## Requirement
Using the entries that follow, collect the lines where the word "this" appears.

## Record excerpts
--------------------

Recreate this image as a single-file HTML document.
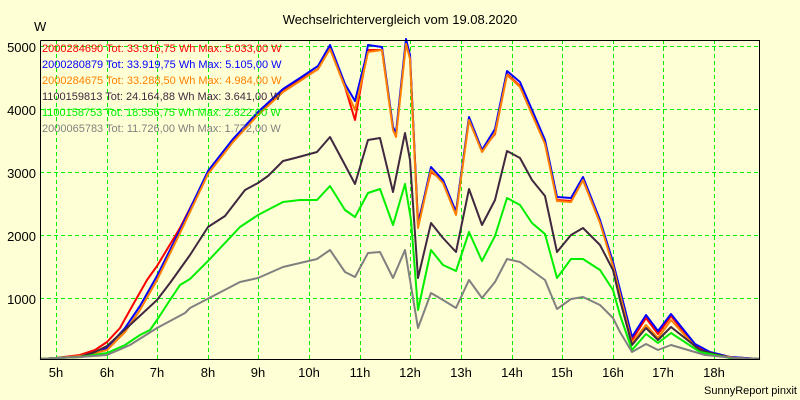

--------------------

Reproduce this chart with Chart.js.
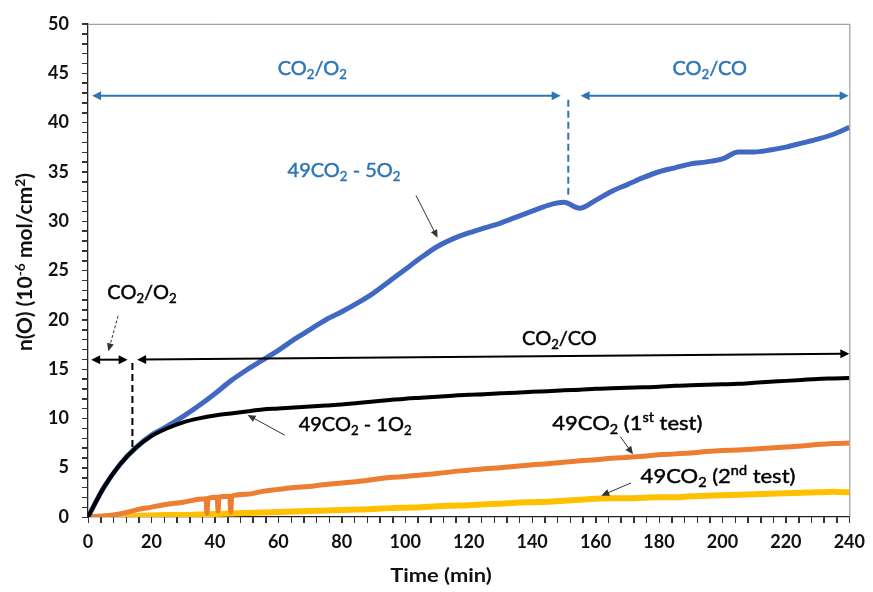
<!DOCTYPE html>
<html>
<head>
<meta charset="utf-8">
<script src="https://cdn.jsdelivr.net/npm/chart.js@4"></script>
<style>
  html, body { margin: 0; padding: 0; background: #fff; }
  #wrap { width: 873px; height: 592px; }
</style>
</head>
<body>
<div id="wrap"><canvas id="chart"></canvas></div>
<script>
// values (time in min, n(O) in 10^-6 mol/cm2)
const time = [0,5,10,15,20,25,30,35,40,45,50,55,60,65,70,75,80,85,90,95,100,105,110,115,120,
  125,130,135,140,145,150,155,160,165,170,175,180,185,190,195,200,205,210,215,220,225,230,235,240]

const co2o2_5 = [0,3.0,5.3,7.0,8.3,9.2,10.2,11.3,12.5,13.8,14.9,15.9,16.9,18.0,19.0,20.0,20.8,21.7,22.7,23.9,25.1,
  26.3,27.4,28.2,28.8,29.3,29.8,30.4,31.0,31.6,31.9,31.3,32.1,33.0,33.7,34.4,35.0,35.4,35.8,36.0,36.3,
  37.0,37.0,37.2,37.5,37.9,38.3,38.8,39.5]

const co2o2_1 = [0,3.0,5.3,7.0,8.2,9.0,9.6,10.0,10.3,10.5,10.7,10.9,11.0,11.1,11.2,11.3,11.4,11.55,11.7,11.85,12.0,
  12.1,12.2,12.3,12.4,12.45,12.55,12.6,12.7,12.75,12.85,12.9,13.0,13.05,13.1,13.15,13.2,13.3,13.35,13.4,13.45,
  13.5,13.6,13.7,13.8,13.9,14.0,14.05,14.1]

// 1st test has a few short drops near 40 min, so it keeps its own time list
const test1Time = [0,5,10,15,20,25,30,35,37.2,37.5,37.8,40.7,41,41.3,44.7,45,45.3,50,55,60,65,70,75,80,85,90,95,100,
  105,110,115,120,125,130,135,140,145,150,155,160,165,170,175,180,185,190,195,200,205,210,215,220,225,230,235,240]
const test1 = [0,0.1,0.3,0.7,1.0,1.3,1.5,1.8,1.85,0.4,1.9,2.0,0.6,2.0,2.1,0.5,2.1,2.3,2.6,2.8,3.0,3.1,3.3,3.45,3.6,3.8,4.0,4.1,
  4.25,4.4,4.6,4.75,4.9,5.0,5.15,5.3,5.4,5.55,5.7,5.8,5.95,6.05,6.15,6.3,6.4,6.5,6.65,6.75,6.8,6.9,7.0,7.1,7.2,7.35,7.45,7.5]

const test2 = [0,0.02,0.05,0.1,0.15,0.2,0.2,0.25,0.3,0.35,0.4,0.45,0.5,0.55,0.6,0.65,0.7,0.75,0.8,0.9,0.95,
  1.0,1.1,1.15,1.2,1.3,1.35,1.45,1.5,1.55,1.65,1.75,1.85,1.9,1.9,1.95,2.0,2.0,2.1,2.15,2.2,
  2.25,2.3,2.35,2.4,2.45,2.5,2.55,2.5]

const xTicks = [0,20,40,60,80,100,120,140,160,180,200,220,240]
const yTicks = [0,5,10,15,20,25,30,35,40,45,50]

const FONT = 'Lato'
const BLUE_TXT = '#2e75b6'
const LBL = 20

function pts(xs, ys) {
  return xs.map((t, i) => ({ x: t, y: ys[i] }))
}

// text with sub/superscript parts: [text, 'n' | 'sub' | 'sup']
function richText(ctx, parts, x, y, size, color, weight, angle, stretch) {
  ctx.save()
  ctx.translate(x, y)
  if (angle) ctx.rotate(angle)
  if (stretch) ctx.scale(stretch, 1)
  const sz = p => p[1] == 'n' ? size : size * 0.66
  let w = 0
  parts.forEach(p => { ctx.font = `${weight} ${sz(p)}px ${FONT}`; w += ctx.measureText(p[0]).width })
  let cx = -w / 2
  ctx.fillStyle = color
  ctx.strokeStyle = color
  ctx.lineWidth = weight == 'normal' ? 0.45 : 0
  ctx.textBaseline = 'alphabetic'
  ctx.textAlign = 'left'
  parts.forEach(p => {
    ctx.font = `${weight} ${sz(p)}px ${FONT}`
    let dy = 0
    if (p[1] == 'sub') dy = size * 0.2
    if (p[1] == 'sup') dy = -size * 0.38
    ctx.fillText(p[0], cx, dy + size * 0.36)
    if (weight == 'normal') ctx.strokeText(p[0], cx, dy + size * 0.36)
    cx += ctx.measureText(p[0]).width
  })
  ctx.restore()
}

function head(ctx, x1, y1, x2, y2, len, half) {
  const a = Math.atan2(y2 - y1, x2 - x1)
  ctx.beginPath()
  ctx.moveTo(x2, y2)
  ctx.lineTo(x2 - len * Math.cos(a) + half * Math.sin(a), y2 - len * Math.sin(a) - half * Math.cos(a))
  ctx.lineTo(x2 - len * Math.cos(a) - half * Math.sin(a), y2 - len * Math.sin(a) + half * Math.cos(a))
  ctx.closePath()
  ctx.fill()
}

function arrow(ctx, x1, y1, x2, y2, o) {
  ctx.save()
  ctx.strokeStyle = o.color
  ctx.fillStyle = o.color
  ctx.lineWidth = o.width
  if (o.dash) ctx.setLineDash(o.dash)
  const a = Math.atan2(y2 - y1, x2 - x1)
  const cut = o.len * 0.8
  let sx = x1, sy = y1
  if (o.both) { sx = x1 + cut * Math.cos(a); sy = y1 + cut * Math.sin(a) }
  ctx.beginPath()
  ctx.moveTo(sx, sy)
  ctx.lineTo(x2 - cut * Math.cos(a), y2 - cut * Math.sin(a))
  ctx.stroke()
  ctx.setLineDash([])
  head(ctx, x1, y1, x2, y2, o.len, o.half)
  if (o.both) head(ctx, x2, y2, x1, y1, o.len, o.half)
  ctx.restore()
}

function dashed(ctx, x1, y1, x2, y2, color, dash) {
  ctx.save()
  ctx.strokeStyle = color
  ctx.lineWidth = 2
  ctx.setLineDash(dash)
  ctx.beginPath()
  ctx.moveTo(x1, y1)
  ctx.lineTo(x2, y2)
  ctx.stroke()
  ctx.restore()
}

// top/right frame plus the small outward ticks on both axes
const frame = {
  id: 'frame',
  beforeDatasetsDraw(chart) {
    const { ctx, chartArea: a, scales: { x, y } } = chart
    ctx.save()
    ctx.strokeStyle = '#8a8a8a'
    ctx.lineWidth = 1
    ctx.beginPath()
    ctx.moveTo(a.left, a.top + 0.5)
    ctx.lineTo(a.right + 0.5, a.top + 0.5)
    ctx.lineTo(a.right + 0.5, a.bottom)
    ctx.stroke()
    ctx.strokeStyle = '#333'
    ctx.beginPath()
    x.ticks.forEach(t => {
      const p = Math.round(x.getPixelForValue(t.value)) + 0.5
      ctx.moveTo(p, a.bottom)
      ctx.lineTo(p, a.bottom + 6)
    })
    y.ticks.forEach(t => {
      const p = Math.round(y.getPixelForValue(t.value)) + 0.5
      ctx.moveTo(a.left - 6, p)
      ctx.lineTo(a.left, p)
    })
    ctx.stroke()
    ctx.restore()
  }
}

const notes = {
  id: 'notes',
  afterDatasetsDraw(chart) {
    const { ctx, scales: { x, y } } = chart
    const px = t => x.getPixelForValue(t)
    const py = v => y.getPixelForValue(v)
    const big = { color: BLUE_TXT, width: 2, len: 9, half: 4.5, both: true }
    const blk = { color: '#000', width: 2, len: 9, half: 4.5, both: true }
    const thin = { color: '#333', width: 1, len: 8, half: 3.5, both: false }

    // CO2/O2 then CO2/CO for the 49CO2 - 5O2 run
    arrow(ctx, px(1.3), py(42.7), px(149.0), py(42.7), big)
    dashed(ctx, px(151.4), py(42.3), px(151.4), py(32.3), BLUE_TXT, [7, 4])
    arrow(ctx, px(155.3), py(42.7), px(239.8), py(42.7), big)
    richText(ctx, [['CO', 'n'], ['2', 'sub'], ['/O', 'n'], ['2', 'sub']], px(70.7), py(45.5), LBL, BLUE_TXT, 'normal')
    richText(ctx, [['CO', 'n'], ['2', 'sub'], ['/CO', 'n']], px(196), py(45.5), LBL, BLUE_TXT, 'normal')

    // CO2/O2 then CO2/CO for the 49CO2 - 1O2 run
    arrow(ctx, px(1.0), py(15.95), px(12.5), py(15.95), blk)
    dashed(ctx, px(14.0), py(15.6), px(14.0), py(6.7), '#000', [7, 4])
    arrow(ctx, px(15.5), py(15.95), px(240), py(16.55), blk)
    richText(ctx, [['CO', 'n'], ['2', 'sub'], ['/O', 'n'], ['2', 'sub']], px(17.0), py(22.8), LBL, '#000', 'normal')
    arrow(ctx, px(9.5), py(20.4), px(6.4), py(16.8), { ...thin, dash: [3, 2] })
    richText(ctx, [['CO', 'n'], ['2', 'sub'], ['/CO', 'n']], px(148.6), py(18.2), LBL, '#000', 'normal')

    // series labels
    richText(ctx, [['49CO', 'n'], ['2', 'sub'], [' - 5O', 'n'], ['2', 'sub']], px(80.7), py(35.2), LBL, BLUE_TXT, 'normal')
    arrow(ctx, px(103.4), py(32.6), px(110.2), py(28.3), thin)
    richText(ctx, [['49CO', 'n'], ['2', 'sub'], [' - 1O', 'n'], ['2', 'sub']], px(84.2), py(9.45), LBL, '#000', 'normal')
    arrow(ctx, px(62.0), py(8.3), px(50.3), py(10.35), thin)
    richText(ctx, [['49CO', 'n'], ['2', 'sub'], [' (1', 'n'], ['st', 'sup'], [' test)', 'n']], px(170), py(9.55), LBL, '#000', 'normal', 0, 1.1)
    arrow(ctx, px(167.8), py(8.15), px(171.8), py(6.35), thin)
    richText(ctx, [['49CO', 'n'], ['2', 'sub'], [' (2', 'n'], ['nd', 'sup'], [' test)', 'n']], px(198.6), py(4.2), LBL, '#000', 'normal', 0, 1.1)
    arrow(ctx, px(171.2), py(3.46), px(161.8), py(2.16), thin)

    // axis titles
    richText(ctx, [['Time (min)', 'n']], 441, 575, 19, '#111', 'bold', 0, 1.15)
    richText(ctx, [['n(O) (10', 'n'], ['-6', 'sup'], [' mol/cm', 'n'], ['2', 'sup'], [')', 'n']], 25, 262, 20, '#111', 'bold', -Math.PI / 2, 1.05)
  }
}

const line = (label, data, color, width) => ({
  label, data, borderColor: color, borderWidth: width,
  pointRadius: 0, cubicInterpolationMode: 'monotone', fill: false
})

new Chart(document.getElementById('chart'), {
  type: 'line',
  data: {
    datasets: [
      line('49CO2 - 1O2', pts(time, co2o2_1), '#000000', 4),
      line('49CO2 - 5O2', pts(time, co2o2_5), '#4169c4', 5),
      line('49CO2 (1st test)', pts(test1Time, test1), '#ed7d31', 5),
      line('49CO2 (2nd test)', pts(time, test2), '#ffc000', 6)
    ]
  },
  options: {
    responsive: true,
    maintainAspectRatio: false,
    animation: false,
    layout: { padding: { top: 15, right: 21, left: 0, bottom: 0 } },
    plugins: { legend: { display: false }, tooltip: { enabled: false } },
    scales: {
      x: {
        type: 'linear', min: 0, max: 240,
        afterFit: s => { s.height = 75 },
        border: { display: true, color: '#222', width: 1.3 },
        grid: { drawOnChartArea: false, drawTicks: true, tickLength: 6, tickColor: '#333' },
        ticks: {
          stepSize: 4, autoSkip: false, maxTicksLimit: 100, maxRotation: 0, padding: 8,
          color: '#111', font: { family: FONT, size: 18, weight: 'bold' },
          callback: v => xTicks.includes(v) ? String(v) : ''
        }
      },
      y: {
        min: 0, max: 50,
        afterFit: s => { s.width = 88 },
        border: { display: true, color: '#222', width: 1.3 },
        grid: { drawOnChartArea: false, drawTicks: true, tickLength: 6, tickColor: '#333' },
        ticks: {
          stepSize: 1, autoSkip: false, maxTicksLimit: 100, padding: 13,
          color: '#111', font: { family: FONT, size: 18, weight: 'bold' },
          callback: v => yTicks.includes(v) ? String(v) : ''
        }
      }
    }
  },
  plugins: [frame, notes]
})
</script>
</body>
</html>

--------------------

## Expected answer
Recreate this image as a single-file HTML document.
Reproduce this chart with Chart.js.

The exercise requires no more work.